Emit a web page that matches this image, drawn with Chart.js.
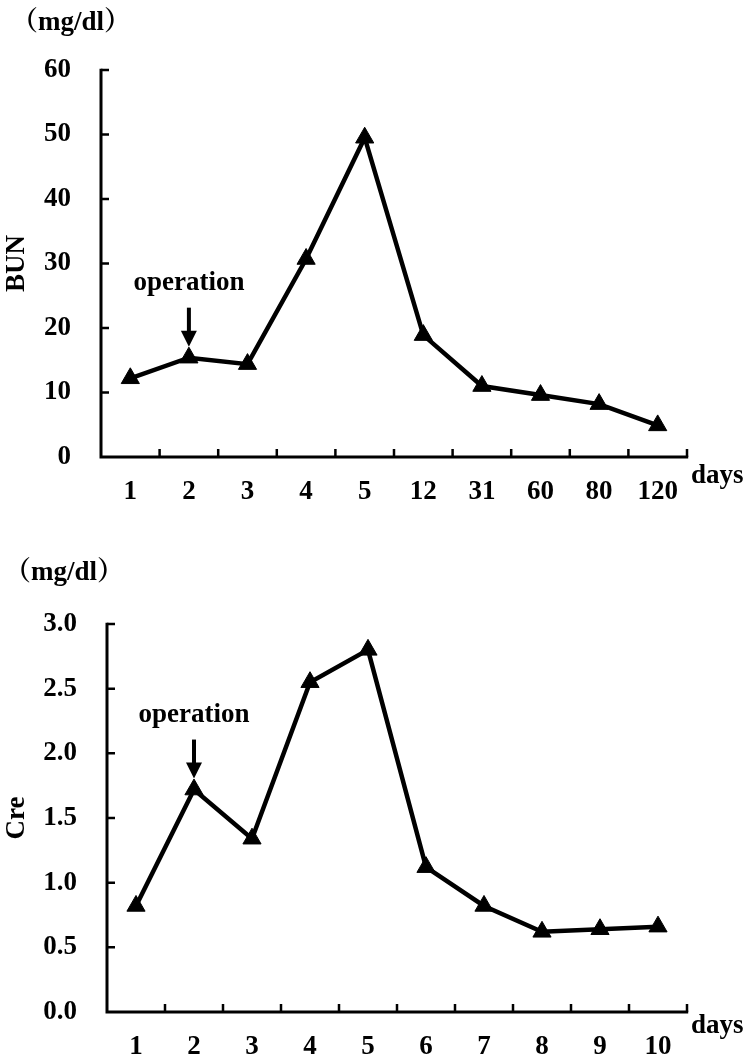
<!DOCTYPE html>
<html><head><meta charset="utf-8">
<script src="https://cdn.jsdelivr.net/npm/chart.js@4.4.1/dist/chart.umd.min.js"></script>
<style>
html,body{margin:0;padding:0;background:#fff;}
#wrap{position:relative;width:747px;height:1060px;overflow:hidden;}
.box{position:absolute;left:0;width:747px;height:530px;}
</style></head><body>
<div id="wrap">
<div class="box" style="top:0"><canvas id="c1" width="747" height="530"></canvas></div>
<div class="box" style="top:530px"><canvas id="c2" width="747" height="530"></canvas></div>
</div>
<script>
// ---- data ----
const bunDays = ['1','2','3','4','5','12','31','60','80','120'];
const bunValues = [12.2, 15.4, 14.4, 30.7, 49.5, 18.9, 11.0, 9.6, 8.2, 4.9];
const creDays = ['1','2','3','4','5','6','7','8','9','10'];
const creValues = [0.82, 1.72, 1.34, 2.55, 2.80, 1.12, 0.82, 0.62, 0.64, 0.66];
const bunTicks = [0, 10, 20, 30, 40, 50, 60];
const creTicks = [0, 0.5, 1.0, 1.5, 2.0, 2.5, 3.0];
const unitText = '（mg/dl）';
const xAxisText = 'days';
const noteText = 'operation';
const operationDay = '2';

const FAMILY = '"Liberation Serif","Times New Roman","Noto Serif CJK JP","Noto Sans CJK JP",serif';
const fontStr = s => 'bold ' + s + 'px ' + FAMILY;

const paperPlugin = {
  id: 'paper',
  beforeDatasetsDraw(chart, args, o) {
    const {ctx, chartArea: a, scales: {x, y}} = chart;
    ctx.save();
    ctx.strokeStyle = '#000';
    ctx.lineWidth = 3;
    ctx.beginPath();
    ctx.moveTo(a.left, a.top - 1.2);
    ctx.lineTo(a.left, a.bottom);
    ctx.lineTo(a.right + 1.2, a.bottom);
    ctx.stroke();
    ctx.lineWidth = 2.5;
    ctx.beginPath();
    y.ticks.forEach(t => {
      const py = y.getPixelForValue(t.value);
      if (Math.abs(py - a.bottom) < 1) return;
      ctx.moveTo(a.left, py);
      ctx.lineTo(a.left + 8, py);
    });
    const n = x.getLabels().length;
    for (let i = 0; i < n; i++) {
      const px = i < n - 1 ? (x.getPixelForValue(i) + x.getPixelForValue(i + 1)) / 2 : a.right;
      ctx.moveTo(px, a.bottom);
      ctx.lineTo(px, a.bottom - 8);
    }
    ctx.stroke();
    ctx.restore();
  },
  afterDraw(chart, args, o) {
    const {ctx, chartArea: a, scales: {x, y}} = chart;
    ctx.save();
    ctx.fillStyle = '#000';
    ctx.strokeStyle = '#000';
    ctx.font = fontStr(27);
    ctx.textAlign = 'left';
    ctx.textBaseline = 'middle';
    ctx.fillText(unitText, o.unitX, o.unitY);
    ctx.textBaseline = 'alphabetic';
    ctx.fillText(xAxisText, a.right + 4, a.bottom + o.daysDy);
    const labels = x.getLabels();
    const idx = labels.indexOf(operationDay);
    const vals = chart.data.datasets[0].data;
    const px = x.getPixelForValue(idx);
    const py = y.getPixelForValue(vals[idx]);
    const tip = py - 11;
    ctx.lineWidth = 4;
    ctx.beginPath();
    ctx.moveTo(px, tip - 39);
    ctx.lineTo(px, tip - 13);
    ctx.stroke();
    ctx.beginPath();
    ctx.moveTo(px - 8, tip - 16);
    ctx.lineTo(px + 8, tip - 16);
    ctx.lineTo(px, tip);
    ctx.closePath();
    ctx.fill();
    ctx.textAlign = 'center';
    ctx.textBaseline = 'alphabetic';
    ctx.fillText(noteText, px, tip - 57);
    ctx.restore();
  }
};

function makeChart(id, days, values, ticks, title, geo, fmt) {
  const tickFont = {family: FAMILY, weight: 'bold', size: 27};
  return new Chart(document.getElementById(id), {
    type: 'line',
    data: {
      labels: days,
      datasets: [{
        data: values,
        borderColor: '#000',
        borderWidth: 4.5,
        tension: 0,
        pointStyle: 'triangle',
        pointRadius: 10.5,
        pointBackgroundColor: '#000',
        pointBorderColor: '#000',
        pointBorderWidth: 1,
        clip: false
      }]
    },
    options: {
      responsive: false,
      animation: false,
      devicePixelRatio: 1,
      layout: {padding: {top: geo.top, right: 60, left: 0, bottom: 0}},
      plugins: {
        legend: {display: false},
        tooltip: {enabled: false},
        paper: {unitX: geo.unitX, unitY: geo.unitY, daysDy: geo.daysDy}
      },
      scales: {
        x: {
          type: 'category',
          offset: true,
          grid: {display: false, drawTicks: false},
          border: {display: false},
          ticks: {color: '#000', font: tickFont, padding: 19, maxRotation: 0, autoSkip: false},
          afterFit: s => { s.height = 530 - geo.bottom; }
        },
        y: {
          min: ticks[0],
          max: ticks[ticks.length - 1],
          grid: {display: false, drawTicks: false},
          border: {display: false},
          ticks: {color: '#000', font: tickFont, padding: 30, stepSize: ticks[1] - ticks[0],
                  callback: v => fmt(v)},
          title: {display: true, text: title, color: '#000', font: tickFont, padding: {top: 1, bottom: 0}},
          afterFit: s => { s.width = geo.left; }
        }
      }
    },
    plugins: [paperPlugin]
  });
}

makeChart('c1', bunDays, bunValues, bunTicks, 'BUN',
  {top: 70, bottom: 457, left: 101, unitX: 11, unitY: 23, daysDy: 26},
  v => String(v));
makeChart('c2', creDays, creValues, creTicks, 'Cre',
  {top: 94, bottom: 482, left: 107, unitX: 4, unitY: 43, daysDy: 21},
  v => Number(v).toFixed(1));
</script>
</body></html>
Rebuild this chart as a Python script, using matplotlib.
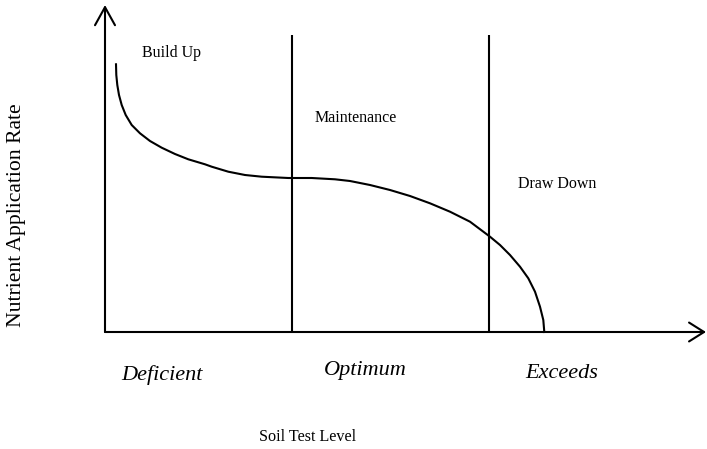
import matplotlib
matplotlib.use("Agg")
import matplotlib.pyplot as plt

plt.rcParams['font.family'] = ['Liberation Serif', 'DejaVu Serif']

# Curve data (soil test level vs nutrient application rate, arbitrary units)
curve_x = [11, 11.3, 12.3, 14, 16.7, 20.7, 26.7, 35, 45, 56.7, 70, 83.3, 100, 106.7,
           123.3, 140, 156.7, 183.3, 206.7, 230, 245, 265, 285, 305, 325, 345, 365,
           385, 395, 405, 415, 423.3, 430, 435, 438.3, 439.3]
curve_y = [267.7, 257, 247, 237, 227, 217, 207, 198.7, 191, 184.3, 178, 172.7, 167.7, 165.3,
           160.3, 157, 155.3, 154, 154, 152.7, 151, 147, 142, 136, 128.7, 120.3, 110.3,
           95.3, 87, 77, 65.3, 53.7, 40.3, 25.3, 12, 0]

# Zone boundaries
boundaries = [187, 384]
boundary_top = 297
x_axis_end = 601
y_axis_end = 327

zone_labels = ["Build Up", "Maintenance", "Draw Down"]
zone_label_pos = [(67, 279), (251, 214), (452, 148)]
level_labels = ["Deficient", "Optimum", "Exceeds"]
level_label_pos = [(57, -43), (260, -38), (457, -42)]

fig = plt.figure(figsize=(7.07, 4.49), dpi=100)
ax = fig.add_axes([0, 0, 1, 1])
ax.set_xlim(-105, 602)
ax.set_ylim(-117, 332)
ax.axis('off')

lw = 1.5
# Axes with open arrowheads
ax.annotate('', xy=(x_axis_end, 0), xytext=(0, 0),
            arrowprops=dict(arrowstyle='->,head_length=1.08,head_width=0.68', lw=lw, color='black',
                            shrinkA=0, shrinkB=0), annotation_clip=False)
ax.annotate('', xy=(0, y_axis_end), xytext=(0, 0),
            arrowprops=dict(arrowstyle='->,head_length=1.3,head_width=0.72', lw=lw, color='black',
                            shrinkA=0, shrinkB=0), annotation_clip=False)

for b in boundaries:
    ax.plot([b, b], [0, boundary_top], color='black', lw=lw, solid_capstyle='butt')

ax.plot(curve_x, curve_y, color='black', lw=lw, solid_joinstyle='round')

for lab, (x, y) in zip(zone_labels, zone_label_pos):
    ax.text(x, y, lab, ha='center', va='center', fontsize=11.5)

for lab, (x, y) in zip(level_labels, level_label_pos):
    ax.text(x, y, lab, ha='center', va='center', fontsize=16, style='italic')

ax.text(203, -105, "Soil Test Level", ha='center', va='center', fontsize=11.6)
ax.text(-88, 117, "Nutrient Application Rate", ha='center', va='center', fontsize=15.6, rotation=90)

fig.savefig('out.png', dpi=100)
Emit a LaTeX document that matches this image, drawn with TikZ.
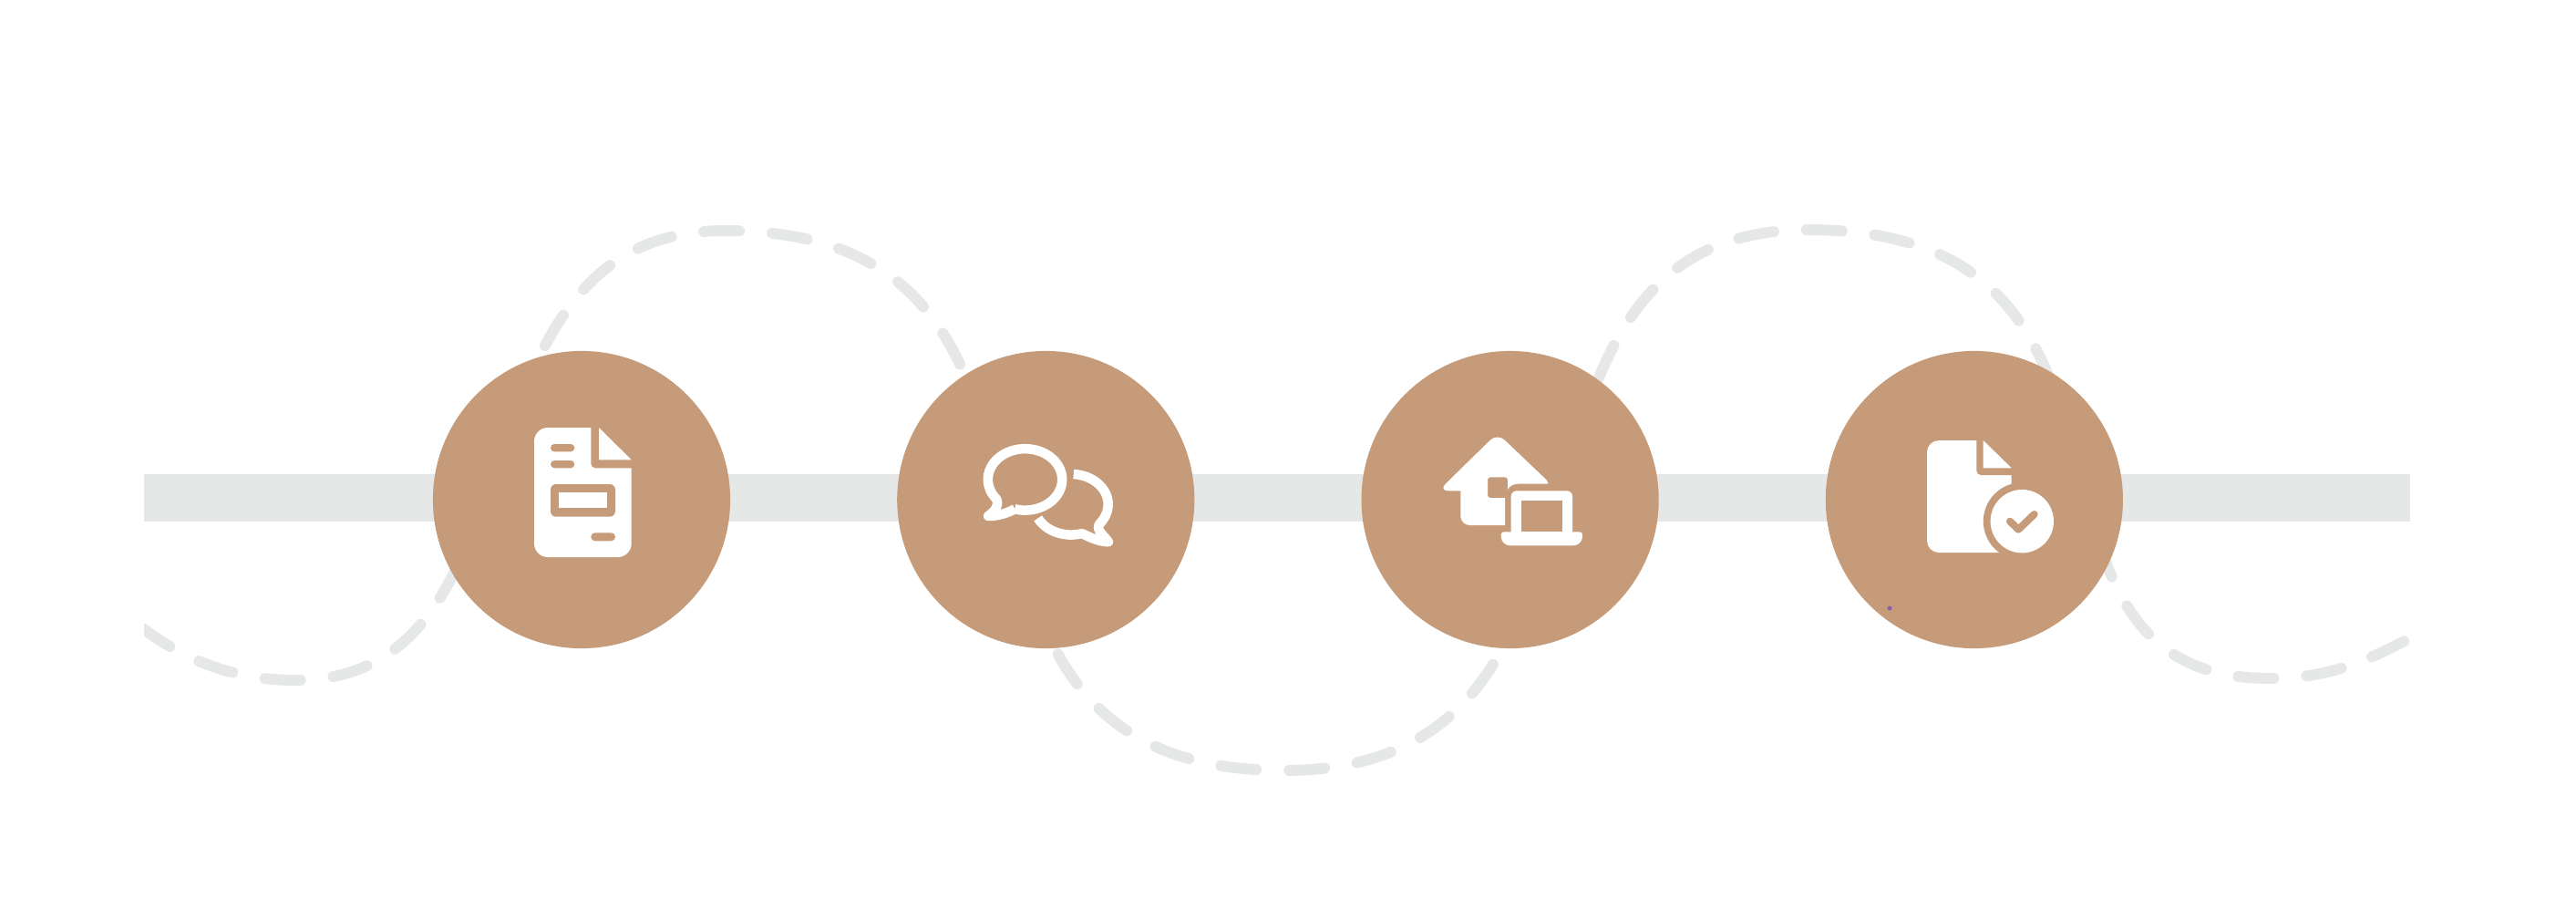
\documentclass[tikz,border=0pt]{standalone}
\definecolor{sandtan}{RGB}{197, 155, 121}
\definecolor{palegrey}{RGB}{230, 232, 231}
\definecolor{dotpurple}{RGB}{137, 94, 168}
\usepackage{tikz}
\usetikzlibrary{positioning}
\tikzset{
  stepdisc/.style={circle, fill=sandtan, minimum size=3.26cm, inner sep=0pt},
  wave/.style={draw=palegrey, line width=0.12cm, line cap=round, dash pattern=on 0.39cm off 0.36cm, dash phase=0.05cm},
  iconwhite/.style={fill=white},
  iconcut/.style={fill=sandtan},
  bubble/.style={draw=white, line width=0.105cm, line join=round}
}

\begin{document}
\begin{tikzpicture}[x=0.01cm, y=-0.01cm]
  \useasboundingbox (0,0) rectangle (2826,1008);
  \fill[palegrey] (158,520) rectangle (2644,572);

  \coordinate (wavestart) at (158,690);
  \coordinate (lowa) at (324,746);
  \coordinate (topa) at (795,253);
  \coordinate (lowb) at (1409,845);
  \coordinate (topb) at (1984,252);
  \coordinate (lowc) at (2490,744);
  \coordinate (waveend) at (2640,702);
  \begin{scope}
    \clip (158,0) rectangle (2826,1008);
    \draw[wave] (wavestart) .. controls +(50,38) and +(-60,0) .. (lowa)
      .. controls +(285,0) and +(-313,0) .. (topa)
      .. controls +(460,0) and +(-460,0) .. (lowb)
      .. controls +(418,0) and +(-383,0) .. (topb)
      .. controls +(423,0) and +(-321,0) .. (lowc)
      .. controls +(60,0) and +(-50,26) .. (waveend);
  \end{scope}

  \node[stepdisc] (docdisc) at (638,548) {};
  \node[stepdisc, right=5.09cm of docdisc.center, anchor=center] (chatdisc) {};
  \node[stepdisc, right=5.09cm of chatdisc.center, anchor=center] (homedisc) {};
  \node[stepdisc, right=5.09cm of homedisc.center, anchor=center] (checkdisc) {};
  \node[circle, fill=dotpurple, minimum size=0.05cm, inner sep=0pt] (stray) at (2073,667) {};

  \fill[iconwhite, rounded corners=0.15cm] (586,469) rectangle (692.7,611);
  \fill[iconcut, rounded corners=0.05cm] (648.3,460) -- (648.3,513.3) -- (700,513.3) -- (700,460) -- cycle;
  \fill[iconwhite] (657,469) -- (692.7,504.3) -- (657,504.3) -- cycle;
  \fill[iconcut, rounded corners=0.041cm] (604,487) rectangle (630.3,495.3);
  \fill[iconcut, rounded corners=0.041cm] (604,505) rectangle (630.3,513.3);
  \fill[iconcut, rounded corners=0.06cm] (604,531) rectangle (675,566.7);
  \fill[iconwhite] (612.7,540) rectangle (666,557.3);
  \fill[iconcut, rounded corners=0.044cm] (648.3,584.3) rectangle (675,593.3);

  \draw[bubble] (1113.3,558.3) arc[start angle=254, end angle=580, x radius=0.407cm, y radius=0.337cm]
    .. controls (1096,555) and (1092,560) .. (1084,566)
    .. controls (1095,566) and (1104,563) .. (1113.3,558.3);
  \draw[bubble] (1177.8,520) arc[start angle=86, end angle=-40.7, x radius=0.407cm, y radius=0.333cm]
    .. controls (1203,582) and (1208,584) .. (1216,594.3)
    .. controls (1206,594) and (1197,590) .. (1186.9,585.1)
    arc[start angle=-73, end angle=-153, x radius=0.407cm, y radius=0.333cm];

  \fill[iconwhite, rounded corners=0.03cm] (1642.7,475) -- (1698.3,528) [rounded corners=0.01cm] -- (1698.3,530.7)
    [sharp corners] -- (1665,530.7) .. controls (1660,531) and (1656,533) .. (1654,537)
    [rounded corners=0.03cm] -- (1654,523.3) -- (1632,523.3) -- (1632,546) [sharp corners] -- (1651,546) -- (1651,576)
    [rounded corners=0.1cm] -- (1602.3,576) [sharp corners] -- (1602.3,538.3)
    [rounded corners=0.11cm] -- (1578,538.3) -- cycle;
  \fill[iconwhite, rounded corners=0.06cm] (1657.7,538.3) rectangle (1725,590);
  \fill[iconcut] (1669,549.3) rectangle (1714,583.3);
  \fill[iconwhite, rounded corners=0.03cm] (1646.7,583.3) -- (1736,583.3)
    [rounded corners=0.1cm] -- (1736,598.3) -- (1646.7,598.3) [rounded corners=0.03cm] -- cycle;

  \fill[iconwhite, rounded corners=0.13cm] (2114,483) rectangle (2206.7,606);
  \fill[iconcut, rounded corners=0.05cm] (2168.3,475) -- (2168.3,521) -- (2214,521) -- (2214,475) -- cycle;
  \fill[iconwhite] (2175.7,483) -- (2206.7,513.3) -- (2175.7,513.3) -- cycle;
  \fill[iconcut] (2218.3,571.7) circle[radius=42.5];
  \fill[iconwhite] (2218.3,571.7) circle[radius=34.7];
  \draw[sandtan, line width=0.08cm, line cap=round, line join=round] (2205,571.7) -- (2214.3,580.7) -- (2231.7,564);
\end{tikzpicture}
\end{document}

..............................

▸ **Goal**
From the material above, count the lines that include "this" and give only the total.

▸ **Output**
3